Carr’s Reading Life

Bob Carr, former premier of New South Wales, likes to quote Abraham Lincoln a lot. He did it when interviewed at the Sydney Writers’ Festival in May this year. He was quoted in various print media doing it too. You get the impression he likes Lincoln. This is not surprising given Carr’s longstanding obsession with American political history. Lincoln’s line he likes to cite – “you may be right” – is such a catchall phrase, you could almost tack it on to any sentence or response foreshadowing a possible change of mind.

Carr brought the Lincoln line up again at UTS last week in conversation with Dr Camilla Nelson. He was discussing his Adventures in the World of Books, the subtitle to My Reading Life. Flicking through the book you soon notice, as Carr confesses in his introduction, “too much biography, current affairs and ephemeral political economy”. He bemoans the absence in his youth and university days of a how-to-read manual on the canon, that is, “someone to guide me into the forbidding world of harder literature or the classics”.

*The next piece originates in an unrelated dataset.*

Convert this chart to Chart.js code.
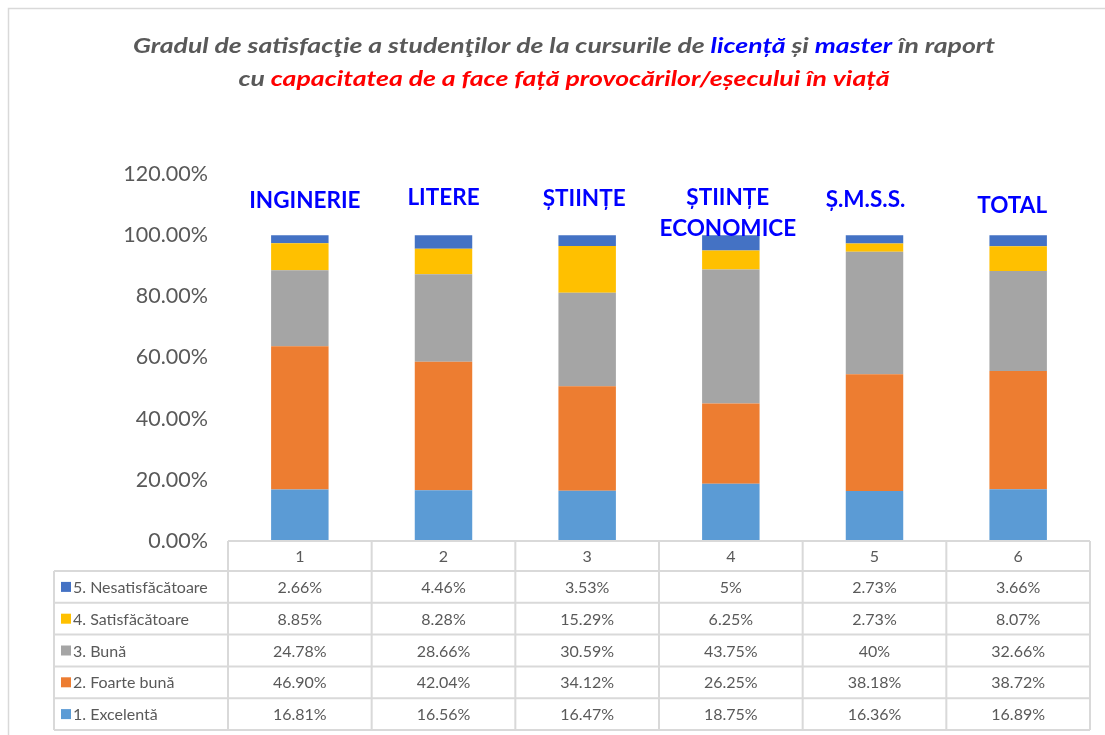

What Carr set out to do was an attempt at the kind of book he wished he’d had; one that provided “a bit of guidance, a few clues … a handful of notions [for the reader] so they don’t think they are going to drown”. That may well have been his intent, but you might need a life jacket trying to wade through the sea of almost four hundred authors that Carr refers to.

Such a personal ‘list of favourites’ was always going to be vulnerable to criticism. Many commentators, including UTS’s Camilla Nelson, highlighted the minuscule number of female authors. To those who say he should have included such and such, Carr retorts with that standard Lincoln line: “You may be right.” But he does indeed concede that the gender balance needs urgent attention: “I’m starting with Elliot.” Ms Nelson suggests Virginia Woolf also be included.

Conspicuous by their absence are Australian fiction writers. Except for Patrick White and a handful of others, Carr appears to have gone overseas for his literary sustenance. Of White, who Carr rates a better writer than William Faulkner (big call), he was struck by our Noble laureate’s “exceptional capacity to create a sense of place”. Don’t be frightened off by his ‘impenetrable’ reputation, Carr advises: “Remember, White’s a writer of comedy, like Waugh or Powell”. Carr says to forget the profound stuff; “The Twyborn Affair, The Vivisector, the Eye of the Storm, you can love them for their corrosive social wit”.

To borrow from Dr Johnson: “Parts [of My Reading Life] are good and original, but the parts that are good are not original, and the parts that are original are not good.” Carr makes no pretence to scholarship, the length and number of book excerpts outdoes his commentary, he ‘tells’ rather than ‘shows’ way too often and he’s a bit heavy-handed using italics for emphases. Carr is also a shameless name dropper (be regaled by dinners with Gore Vidal and a weekend spent with Norman Mailer).

Would you have an easier entry to the canon with a guide like Carr’s by your side? It certainly wouldn’t go astray. Even allowing for the author’s political and personal preferences, the sheer scope of My Reading Life provides more than enough grist to inspire and remind even the most well-read or jaded bibliophile. As Lincoln also said: “People who like this sort of thing will find this the sort of thing they like”.